▶ [Task] Scan the entries for the string "page" and give the number of lines that have it, nothing further.

=-=-=

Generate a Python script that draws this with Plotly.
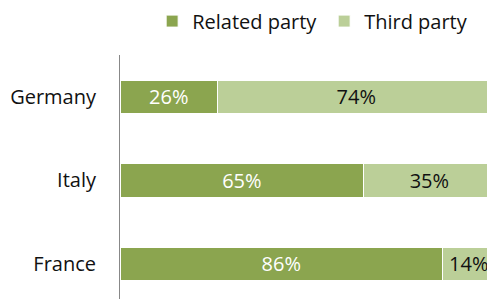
import plotly.graph_objects as go

countries = ["France", "Italy", "Germany"]
related = [86, 65, 26]
third = [14, 35, 74]
series_names = ["Related party", "Third party"]
colors = ["#8BA54F", "#BBCF98"]

FONT = "Open Sans"

fig = go.Figure()
fig.add_trace(go.Bar(
    y=countries, x=[v / 100 for v in related], orientation="h", name=series_names[0],
    marker=dict(color=colors[0], line=dict(color="white", width=1)),
    text=[f"{v}%" for v in related], textposition="inside", insidetextanchor="middle",
    textfont=dict(color="white", size=20, family=FONT),
))
fig.add_trace(go.Bar(
    y=countries, x=[v / 100 for v in third], orientation="h", name=series_names[1],
    marker=dict(color=colors[1], line=dict(color="white", width=1)),
    text=[f"{v}%" for v in third], textposition="inside", insidetextanchor="middle",
    textfont=dict(color="#111111", size=20, family=FONT),
))

fig.update_layout(
    width=487, height=291,
    barmode="stack", bargap=0.6,
    margin=dict(l=112, r=0, t=47, b=0),
    paper_bgcolor="white", plot_bgcolor="white",
    font=dict(family=FONT, size=20, color="#111111"),
    showlegend=True,
    legend=dict(orientation="h", xref="container", x=0.296, xanchor="left",
                yref="container", y=0.955, yanchor="middle",
                font=dict(size=20), itemwidth=30, traceorder="normal",
                entrywidth=127),
    uniformtext=dict(minsize=8, mode="show"),
)
fig.update_xaxes(range=[0, 1], showgrid=False, showticklabels=False, zeroline=False,
                 showline=False, ticks="")
fig.update_yaxes(categoryorder="array", categoryarray=countries, range=[-0.42, 2.5],
                 showgrid=False, showline=True, linecolor="#888888", linewidth=1,
                 ticks="", ticklabelstandoff=19)

fig.write_html("out.html")
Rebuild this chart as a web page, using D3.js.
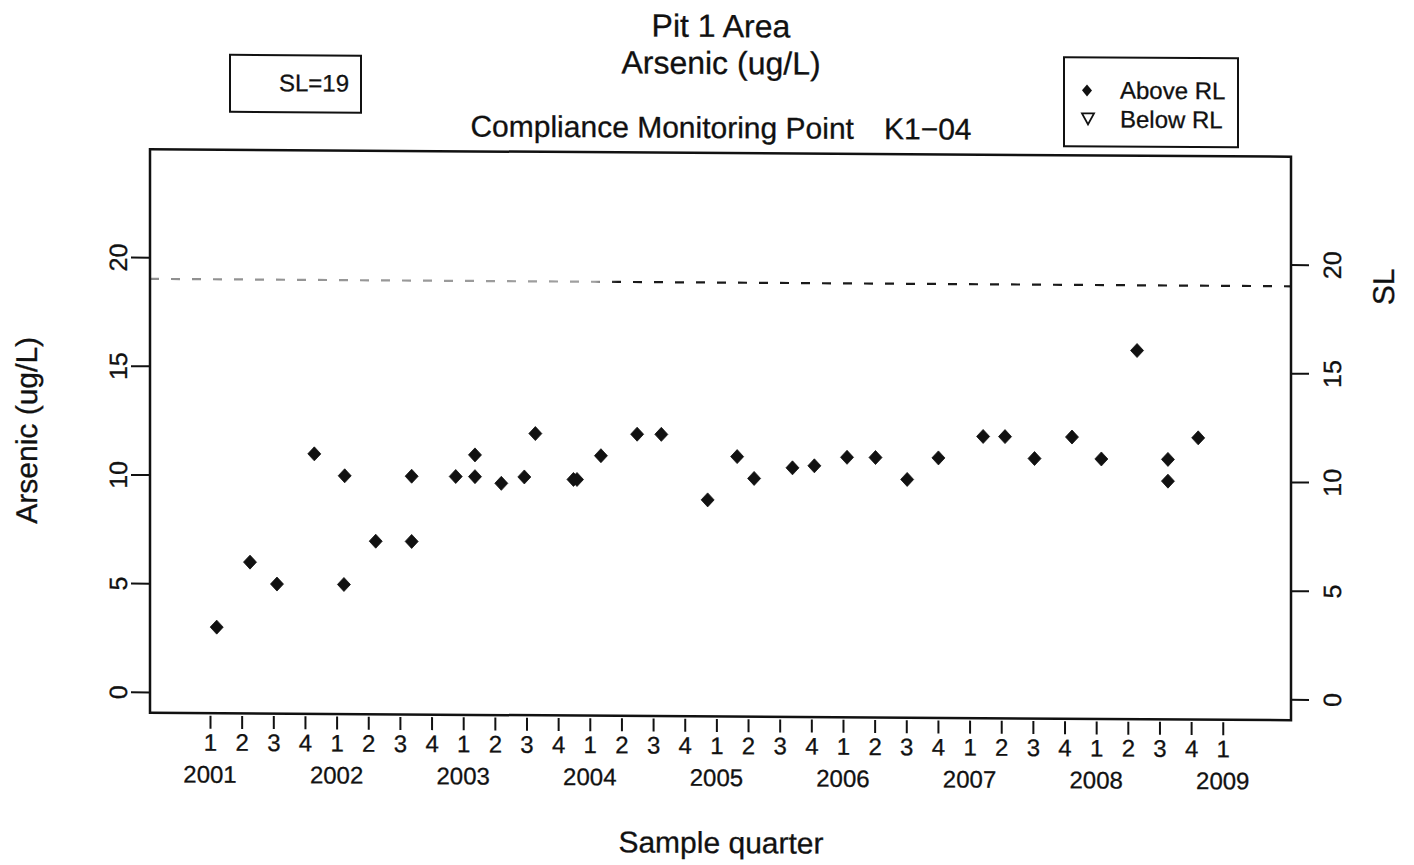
<!DOCTYPE html>
<html>
<head>
<meta charset="utf-8">
<script src="https://cdn.jsdelivr.net/npm/d3@7/dist/d3.min.js"></script>
<style>
  html, body { margin: 0; padding: 0; background: #fff; }
  svg { display: block; }
  text { font-family: "Liberation Sans", Arial, Helvetica, sans-serif; fill: #111; stroke: #111; stroke-width: 0.3; }
</style>
</head>
<body>
<svg id="chart" width="1414" height="865"></svg>
<script>
// Sample times (decimal years) and arsenic results, ug/L
const sampleTime = [
  2001.053, 2001.316, 2001.529, 2001.824, 2002.058, 2002.064, 2002.309, 2002.593,
  2002.593, 2002.941, 2003.093, 2003.093, 2003.301, 2003.483, 2003.570, 2003.871,
  2003.899, 2004.088, 2004.374, 2004.565, 2004.931, 2005.164, 2005.298, 2005.601,
  2005.774, 2006.032, 2006.257, 2006.507, 2006.754, 2007.107, 2007.280, 2007.513,
  2007.809, 2008.041, 2008.323, 2008.567, 2008.567, 2008.806
];
const arsenic = [
  3, 6, 5, 11, 5, 10, 7, 10,
  7, 10, 11, 10, 9.7, 10, 12, 9.9,
  9.9, 11, 12, 12, 9, 11, 10, 10.5,
  10.6, 11, 11, 10, 11, 12, 12, 11,
  12, 11, 16, 11, 10, 12
];
const sampleFlag = arsenic.map(() => "Above RL");

// Standard limit
const standardLimit = 19;

// Axis ticks and labels
const years = [2001, 2002, 2003, 2004, 2005, 2006, 2007, 2008, 2009];
const quarterLabels = ["1", "2", "3", "4"];
const valueTicks = [0, 5, 10, 15, 20];
const xLimits = [2000.526, 2009.539];
const yLimits = [-0.96, 24.96];

const titleLines = ["Pit 1 Area", "Arsenic (ug/L)"];
const subTitle = ["Compliance Monitoring Point", "K1\u221204"];
const legendItems = ["Above RL", "Below RL"];

const svg = d3.select("#chart");
svg.append("rect").attr("width", 1414).attr("height", 865).attr("fill", "#fff");

// slight skew of the whole page
const root = svg.append("g").attr("transform", "matrix(1,0.0065,0,1,0,-4.68)");

const box = { left: 150, right: 1291, top: 153, bottom: 716.5 };
const x = d3.scaleLinear().domain(xLimits).range([box.left, box.right]);
const y = d3.scaleLinear().domain(yLimits).range([box.bottom, box.top]);

// Titles
root.append("text").attr("x", 721).attr("y", 37).attr("text-anchor", "middle")
  .attr("font-size", 32).text(titleLines[0]);
root.append("text").attr("x", 721).attr("y", 74).attr("text-anchor", "middle")
  .attr("font-size", 32).text(titleLines[1]);
const st = root.append("text").attr("x", 721).attr("y", 138).attr("text-anchor", "middle")
  .attr("font-size", 30);
st.append("tspan").text(subTitle[0]);
st.append("tspan").attr("dx", 30).text(subTitle[1]);

// SL box
root.append("rect").attr("x", 230).attr("y", 58).attr("width", 131).attr("height", 57)
  .attr("fill", "none").attr("stroke", "#111").attr("stroke-width", 2);
root.append("text").attr("x", 349).attr("y", 94).attr("text-anchor", "end")
  .attr("font-size", 24).text("SL=" + standardLimit);

// Legend
const lg = root.append("g");
lg.append("rect").attr("x", 1064).attr("y", 55).attr("width", 174).attr("height", 89)
  .attr("fill", "none").attr("stroke", "#111").attr("stroke-width", 2);
lg.append("path").attr("d", "M0,-6L5,0L0,6L-5,0Z").attr("transform", "translate(1087,88)")
  .attr("fill", "#111");
lg.append("path").attr("d", "M-6,-5L6,-5L0,6Z").attr("transform", "translate(1088,116)")
  .attr("fill", "none").attr("stroke", "#111").attr("stroke-width", 1.8);
legendItems.forEach((t, i) => {
  lg.append("text").attr("x", 1120).attr("y", 96 + i * 29).attr("font-size", 24).text(t);
});

// Dashed SL line (lighter on the left)
const defs = svg.append("defs");
const grad = defs.append("linearGradient").attr("id", "slGrad")
  .attr("gradientUnits", "userSpaceOnUse")
  .attr("x1", box.left).attr("x2", box.right).attr("y1", 0).attr("y2", 0);
grad.append("stop").attr("offset", 0).attr("stop-color", "#8f8f8f");
grad.append("stop").attr("offset", 0.39).attr("stop-color", "#a0a0a0");
grad.append("stop").attr("offset", 0.41).attr("stop-color", "#1a1a1a");
grad.append("stop").attr("offset", 1).attr("stop-color", "#1a1a1a");
root.append("line")
  .attr("x1", box.left).attr("x2", box.right)
  .attr("y1", y(standardLimit)).attr("y2", y(standardLimit) + 0.001)
  .attr("stroke", "url(#slGrad)").attr("stroke-width", 2.2)
  .attr("stroke-dasharray", "9,12");

// Plot frame
root.append("rect").attr("x", box.left).attr("y", box.top)
  .attr("width", box.right - box.left).attr("height", box.bottom - box.top)
  .attr("fill", "none").attr("stroke", "#111").attr("stroke-width", 2.5);

// Left axis
const leftAxis = root.append("g").attr("transform", `translate(${box.left},0)`)
  .call(d3.axisLeft(y).tickValues(valueTicks).tickSize(19).tickFormat(d3.format("d")));
leftAxis.select(".domain").remove();
leftAxis.selectAll("line").attr("stroke", "#111").attr("stroke-width", 2);
leftAxis.selectAll("text")
  .attr("transform", "rotate(-90)").attr("x", 0).attr("y", -23).attr("dy", 0)
  .attr("text-anchor", "middle").attr("font-size", 25).attr("fill", "#111")
  .style("font-family", "'Liberation Sans', Arial, sans-serif");

// Right axis
const rightAxis = root.append("g").attr("transform", `translate(${box.right},0)`)
  .call(d3.axisRight(y).tickValues(valueTicks).tickSize(18).tickFormat(d3.format("d")));
rightAxis.select(".domain").remove();
rightAxis.selectAll("line").attr("stroke", "#111").attr("stroke-width", 2);
rightAxis.selectAll("text")
  .attr("transform", "rotate(-90)").attr("x", 0).attr("y", 50).attr("dy", 0)
  .attr("text-anchor", "middle").attr("font-size", 25).attr("fill", "#111")
  .style("font-family", "'Liberation Sans', Arial, sans-serif");

// Quarter axis
const quarterTicks = [];
years.forEach(yr => quarterLabels.forEach((q, i) => {
  const t = yr + i / 4;
  if (t <= years[years.length - 1]) quarterTicks.push({ t, q });
}));
const bottomAxis = root.append("g").attr("transform", `translate(0,${box.bottom + 2.5})`)
  .call(d3.axisBottom(x).tickValues(quarterTicks.map(d => d.t)).tickSize(13)
    .tickFormat((d, i) => quarterTicks[i].q));
bottomAxis.select(".domain").remove();
bottomAxis.selectAll("line").attr("stroke", "#111").attr("stroke-width", 2);
bottomAxis.selectAll("text").attr("y", 35).attr("dy", 0).attr("font-size", 24)
  .attr("fill", "#111").style("font-family", "'Liberation Sans', Arial, sans-serif");

root.selectAll(".yearLabel").data(years).join("text")
  .attr("class", "yearLabel")
  .attr("x", d => x(d)).attr("y", 786).attr("text-anchor", "middle")
  .attr("font-size", 24).text(d => d);

// Axis titles
root.append("text").attr("x", 721).attr("y", 853).attr("text-anchor", "middle")
  .attr("font-size", 30).text("Sample quarter");
root.append("text")
  .attr("transform", `translate(37,${(box.top + box.bottom) / 2}) rotate(-90)`)
  .attr("text-anchor", "middle").attr("font-size", 30).text("Arsenic (ug/L)");
root.append("text")
  .attr("transform", `translate(1394,${y(standardLimit)}) rotate(-90)`)
  .attr("text-anchor", "middle").attr("font-size", 30).text("SL");

// Sample points
const samples = sampleTime.map((t, i) => ({ t, v: arsenic[i], flag: sampleFlag[i] }));
root.selectAll(".pt").data(samples).join("path")
  .attr("class", "pt")
  .attr("d", d => d.flag === "Above RL" ? "M0,-7L6.5,0L0,7L-6.5,0Z" : "M-6,-5L6,-5L0,6Z")
  .attr("transform", d => `translate(${x(d.t)},${y(d.v)})`)
  .attr("fill", d => d.flag === "Above RL" ? "#111" : "none")
  .attr("stroke", "#111").attr("stroke-width", 0.8);
</script>
</body>
</html>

=-=-=

▶ [Written response] 2